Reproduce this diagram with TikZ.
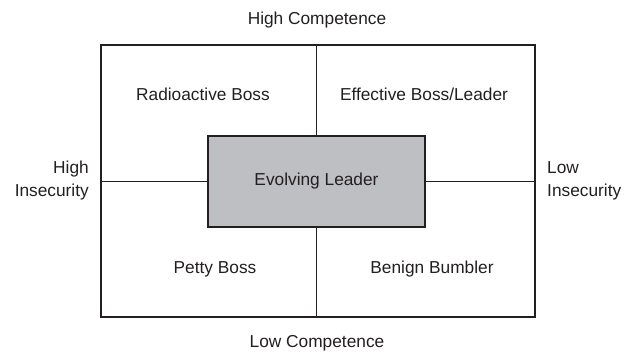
\documentclass[tikz,border=0pt]{standalone}
\usepackage{fontspec}
\setmainfont{Liberation Sans}
\usetikzlibrary{positioning}
\definecolor{ink}{HTML}{231F20}
\definecolor{hubgray}{HTML}{BEBFC3}

\tikzset{
  grid line/.style={draw=ink, line width=1.9pt},
  quad label/.style={font=\fontsize{17.3}{21}\selectfont, text=ink},
  axis label/.style={font=\fontsize{17.3}{23}\selectfont, text=ink, inner sep=0pt}
}

\begin{document}
\begin{tikzpicture}[x=1pt, y=-1pt]

% Canvas
\useasboundingbox (0,0) rectangle (624,354);

% Outer frame and central box
\node[grid line, minimum width=434pt, minimum height=272pt, inner sep=0pt] (frame) at (318,181) {};
\node[grid line, fill=hubgray, minimum width=217pt, minimum height=91pt, inner sep=0pt] (hub) at (316.5,181.5) {};
\node[quad label] (evolving) at (hub.center) {Evolving Leader};

% Dividers from the central box out to the frame
\draw[grid line] (hub.north) -- (hub.north |- frame.north);
\draw[grid line] (hub.south) -- (hub.south |- frame.south);
\draw[grid line] (hub.west) -- (hub.west -| frame.west);
\draw[grid line] (hub.east) -- (hub.east -| frame.east);

% Quadrants
\node[quad label] (radio) at (203,94) {Radioactive Boss};
\node[quad label] (effective) at (424,94) {Effective Boss/Leader};
\node[quad label] (petty) at (215,269) {Petty Boss};
\node[quad label] (benign) at (432,269) {Benign Bumbler};

% Axis labels
\node[axis label] (highcomp) at (317,20) {High Competence};
\node[axis label] (lowcomp) at (317,343) {Low Competence};
\node[axis label, align=right, anchor=east] (highins) at (89,181) {High\\Insecurity};
\node[axis label, align=left, anchor=west] (lowins) at (547,181) {Low\\Insecurity};

\end{tikzpicture}
\end{document}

■ **SHORT PROBLEM**
Make an exact copy of the lines from the top of the material through the line with "label] (evolving) at", pictures excluded.

■ **SOLUTION FOR THIS TASK**
Reproduce this diagram with TikZ.
\documentclass[tikz,border=0pt]{standalone}
\usepackage{fontspec}
\setmainfont{Liberation Sans}
\usetikzlibrary{positioning}
\definecolor{ink}{HTML}{231F20}
\definecolor{hubgray}{HTML}{BEBFC3}

\tikzset{
  grid line/.style={draw=ink, line width=1.9pt},
  quad label/.style={font=\fontsize{17.3}{21}\selectfont, text=ink},
  axis label/.style={font=\fontsize{17.3}{23}\selectfont, text=ink, inner sep=0pt}
}

\begin{document}
\begin{tikzpicture}[x=1pt, y=-1pt]

% Canvas
\useasboundingbox (0,0) rectangle (624,354);

% Outer frame and central box
\node[grid line, minimum width=434pt, minimum height=272pt, inner sep=0pt] (frame) at (318,181) {};
\node[grid line, fill=hubgray, minimum width=217pt, minimum height=91pt, inner sep=0pt] (hub) at (316.5,181.5) {};
\node[quad label] (evolving) at (hub.center) {Evolving Leader};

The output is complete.